Odbiorca prądu może nie zgodzić się z wynikiem przeprowadzonych badań i zlecić wykonanie dodatkowej ekspertyzy licznika. Firma energetyczna musi umożliwić przeprowadzenie jej. Koszty tych badań pokrywa odbiorca. Gdyby jednak dodatkowa ekspertyza wykazała, że występują nieprawidłowości w działaniu układu pomiarowo-rozliczeniowego, to wówczas przedsiębiorstwo musi zwrócić koszty wszystkich ekspertyz. Musi również dokonać korekty należności za dostarczoną energię elektryczną.
– Na żądanie odbiorcy prądu firma powinna udzielić mu pełnych wyjaśnień w sprawie podstawy naliczenia opłat, np. zasad rozliczeń i aktualnych taryf. Musi to zrobić w ciągu 14 dni od złożenia wniosku lub zgłoszenia reklamacji (pod warunkiem że z umowy zawartej między stronami nie wynika inny termin) – mówi Jacek Stanisławski.
Gdy firma energetyczna nie dotrzymała standardów jakościowych obsługi odbiorców oraz parametrów jakościowych energii elektrycznej, to wówczas odbiorca ma prawo wystąpić z wnioskiem o bonifikatę w wysokości określonej w umowie. Wniosek o bonifikatę przedsiębiorstwo powinno rozpatrzyć w ciągu 30 dni od jego złożenia.
Wstrzymanie dostawy
Jeżeli odbiorca nie ureguluje rachunku w terminie twierdząc, że jest zawyżony, naraża się na odcięcie prądu. Prąd może zostać odcięty, gdy zwłoka wynosi co najmniej miesiąc (licząc od upływu terminu płatności), a odbiorca został wcześniej powiadomiony na piśmie przez przedsiębiorcę o zamiarze wypowiedzenia umowy i został mu wyznaczony dodatkowy dwutygodniowy termin do zapłaty zaległych i bieżących należności.

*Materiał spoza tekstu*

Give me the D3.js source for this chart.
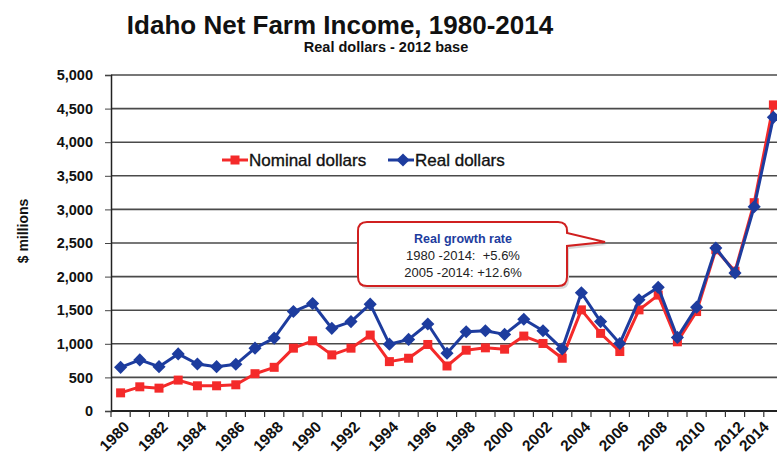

Gdy odbiorca zapłaci, czyli ustaną przyczyny uzasadniające wstrzymanie dostaw prądu, przedsiębiorstwo energetyczne musi bezzwłocznie wznowić dostarczanie energii. Koszt przerwania i wznowienia pokrywa odbiorca. Gdy przerwa w dostawie prądu została spowodowana nieuregulowaniem opłaty, to dostawca nie ponosi odpowiedzialności za szkody spowodowane wstrzymaniem dostarczenia prądu.
Kiedy odbiorca może liczyć na bonifikatę
Aby otrzymać bonifikatę, odbiorca powinien:
● udowodnić, że dostawca nie dotrzymał standardów jakościowych obsługi i parametrów jakościowych obsługi,
● złożyć wniosek o bonifikatę w biurze obsługi klienta osobiście lub telefonicznie bądź za pośrednictwem poczty.